← System Design Library / architecture-agentic-orchestration
Stable v1.0 Last Updated: 1/5/2026

Agentic Orchestration Patterns

Designing the operating system for AI: Durable execution, memory kernels, and cognitive architectures.

Summary

  • What it is: A blueprint for building reliable, long-running autonomous agents that survive infrastructure failures.
  • Why now: As agents move from “chatbots” to “workers,” they need state persistence, retry logic, and structured memory.
  • Who it’s for: Platform engineers building the “Agent Cloud” (e.g., Strategos).

The Core Problem: Stateless vs. Stateful

Traditional ML serving (Hyperion) is stateless: Input -> Model -> Output. Agentic workloads are stateful loops: Observe -> Plan -> Act -> Observe.

The Challenge:

  1. Timeouts: Agent tasks (e.g., “Research X”) can take minutes or hours.
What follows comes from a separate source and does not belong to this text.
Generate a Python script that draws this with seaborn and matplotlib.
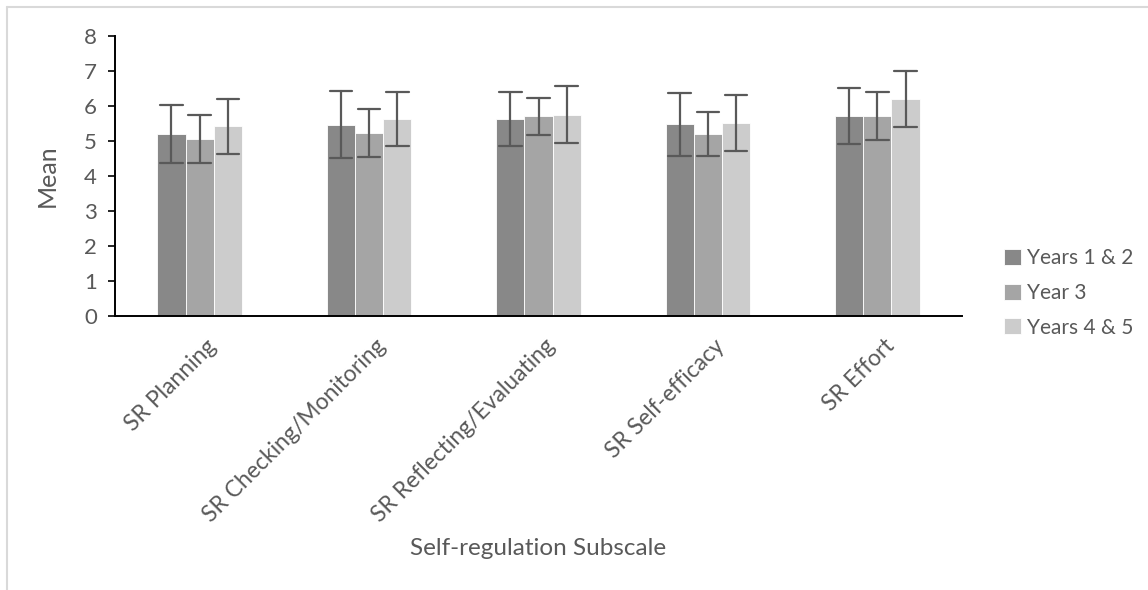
import matplotlib
matplotlib.use("Agg")
import matplotlib.pyplot as plt
import matplotlib.transforms as mtransforms
from matplotlib.lines import Line2D
import seaborn as sns
import pandas as pd

# values
subscales = ["SR Planning", "SR Checking/Monitoring", "SR Reflecting/Evaluating",
             "SR Self-efficacy", "SR Effort"]
groups = ["Years 1 & 2", "Year 3", "Years 4 & 5"]
means = {
    "Years 1 & 2": [5.20, 5.47, 5.63, 5.48, 5.71],
    "Year 3":      [5.06, 5.22, 5.71, 5.20, 5.72],
    "Years 4 & 5": [5.42, 5.63, 5.75, 5.51, 6.19],
}
sds = {
    "Years 1 & 2": [0.83, 0.96, 0.77, 0.90, 0.80],
    "Year 3":      [0.69, 0.69, 0.53, 0.63, 0.68],
    "Years 4 & 5": [0.78, 0.77, 0.81, 0.80, 0.80],
}
bar_colors = ["#888888", "#a5a5a5", "#cccccc"]
text_color = "#595959"

# two rows per bar (mean - sd, mean + sd) -> mean is the bar, min/max the error bar
rows = []
for g in groups:
    for s, m, e in zip(subscales, means[g], sds[g]):
        rows.append({"subscale": s, "group": g, "value": m - e})
        rows.append({"subscale": s, "group": g, "value": m + e})
df = pd.DataFrame(rows)

sns.set_style("white")
plt.rcParams["font.family"] = ["Lato", "DejaVu Sans"]

fig = plt.figure(figsize=(11.48, 5.90), dpi=100)
ax = fig.add_axes([115 / 1148, 1 - 316 / 590, (962 - 115) / 1148, (316 - 36) / 590])

sns.barplot(data=df, x="subscale", y="value", hue="group", order=subscales, hue_order=groups,
            palette=bar_colors, estimator="mean", errorbar=lambda v: (v.min(), v.max()),
            width=0.5, capsize=0.4, edgecolor="white", linewidth=0.6,
            err_kws={"color": "#595959", "linewidth": 1.6}, ax=ax)

ax.set_ylim(0, 8)
ax.set_yticks(range(0, 9))
ax.set_xlim(-0.5, len(subscales) - 0.5)

for side in ["top", "right"]:
    ax.spines[side].set_visible(False)
for side in ["left", "bottom"]:
    ax.spines[side].set_color("black")
    ax.spines[side].set_linewidth(1.4)

ax.tick_params(axis="y", length=5, width=1.2, color="black", pad=8,
               labelsize=16, labelcolor=text_color, left=True)
ax.tick_params(axis="x", length=0, pad=14, labelsize=16.5, labelcolor=text_color)
shift = mtransforms.ScaledTranslation(6 / 100, 0, fig.dpi_scale_trans)
for lab in ax.get_xticklabels():
    lab.set_rotation(45)
    lab.set_ha("right")
    lab.set_va("top")
    lab.set_rotation_mode("anchor")
    lab.set_transform(lab.get_transform() + shift)

ax.set_ylabel("Mean", fontsize=18, color=text_color)
ax.yaxis.set_label_coords(-0.067, 0.5)
ax.set_xlabel("Self-regulation Subscale", fontsize=17.5, color=text_color)
ax.xaxis.set_label_coords(0.5, -0.829)
ax.xaxis.label.set_va("center")

handles, labels = ax.get_legend_handles_labels()
ax.legend(handles, labels, loc="center left", bbox_to_anchor=(1004 / 1148, 1 - 293 / 590),
          bbox_transform=fig.transFigure, frameon=False, fontsize=15, labelcolor=text_color,
          handlelength=0.8, handleheight=0.8, handletextpad=0.3, labelspacing=0.7,
          borderpad=0, borderaxespad=0)

# light chart-area border (top and left edges visible in the reference)
fig.add_artist(Line2D([7 / 1148, 1], [1 - 7 / 590, 1 - 7 / 590], color="#d9d9d9", lw=1.5,
                      transform=fig.transFigure))
fig.add_artist(Line2D([7 / 1148, 7 / 1148], [0, 1 - 7 / 590], color="#d9d9d9", lw=1.5,
                      transform=fig.transFigure))

fig.savefig("out.png", dpi=100)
HTTP connections fail.
  2. Failure: If a pod crashes mid-thought, the agent’s context is lost.
  3. Context Window: Infinite history crashes the model.

Pattern 1: Durable Execution (The Kernel)

Instead of storing “current state” in a mutable database row, we use Event Sourcing.

The Event Log

We persist every significant step as an immutable event:

  • WorkflowStarted
  • ActivityScheduled (Tool Call)
  • ActivityCompleted (Tool Result)
  • TimerFired

The Replay Mechanism

When a worker crashes and restarts:

  1. Load the full Event History.
  2. Replay the code from the beginning.
  3. Skip side-effects (tools) that are already marked Completed in the log.
  4. Resume execution exactly where it died.

Result: Effectively “infinite” uptime for agents, guaranteeing Exactly-Once Execution for critical tools.


Pattern 2: The Memory Hierarchy (The MMU)

Just like an OS manages RAM, an Agent OS must manage Context.

TierAnalogyDescriptionLatency
WorkingL1 CacheThe immediate prompt context. Expensive ($), fast.ms
EpisodicRAM / SwapVector DB (RAG) for recent interactions.~100ms
StructuredDiskSQL/Graph DB for permanent facts (“User is Admin”).~10ms

Context Paging: The orchestrator automatically “pages out” old turns from Working Memory to Episodic Memory, and “pages in” relevant facts based on the current Goal.


Pattern 3: Cognitive Architectures

The “Brain” logic should be pluggable.

ReAct (Reason + Act)

Interleaved thinking and doing. Good for dynamic environments. Thought -> Action -> Observation -> Thought...

Plan-and-Solve

Generate a full Dependency Graph (DAG) of tasks first, then execute. Good for complex, deterministic goals.

Reflection

A secondary loop where the agent critiques its own output before finalizing it. Increases quality at the cost of latency.


Architecture Reference

graph TD
    Client -->|Goal| Gateway
    Gateway -->|Start Workflow| Orchestrator[Strategos: Durable Engine]
    
    subgraph "The Agent Loop"
        Orchestrator <-->|Replay/Persist| EventLog[(SQLite/Postgres)]
        Orchestrator -->|Context| Memory[Memory Kernel]
        Orchestrator -->|Prompt| LLM[Hyperion: Inference]
        Orchestrator -->|Validate| Guardian[Safety Layer]
        Guardian -->|Execute| Tools[Tool Registry]
    end

Risks & Mitigations

  • Infinite Loops: Agents getting stuck repeating “I need to check status”.
    • Fix: Step limits and semantic loop detection (embedding similarity of last N thoughts).
  • Context Pollution: Retrieving irrelevant memories confuses the model.
    • Fix: Strict relevance thresholds and query rewriting.
  • Cost Runaway:
    • Fix: Token quotas per workflow and per tenant.

  • Strategos: The reference implementation of this orchestration pattern.
  • Hyperion: The inference engine powering the LLM calls.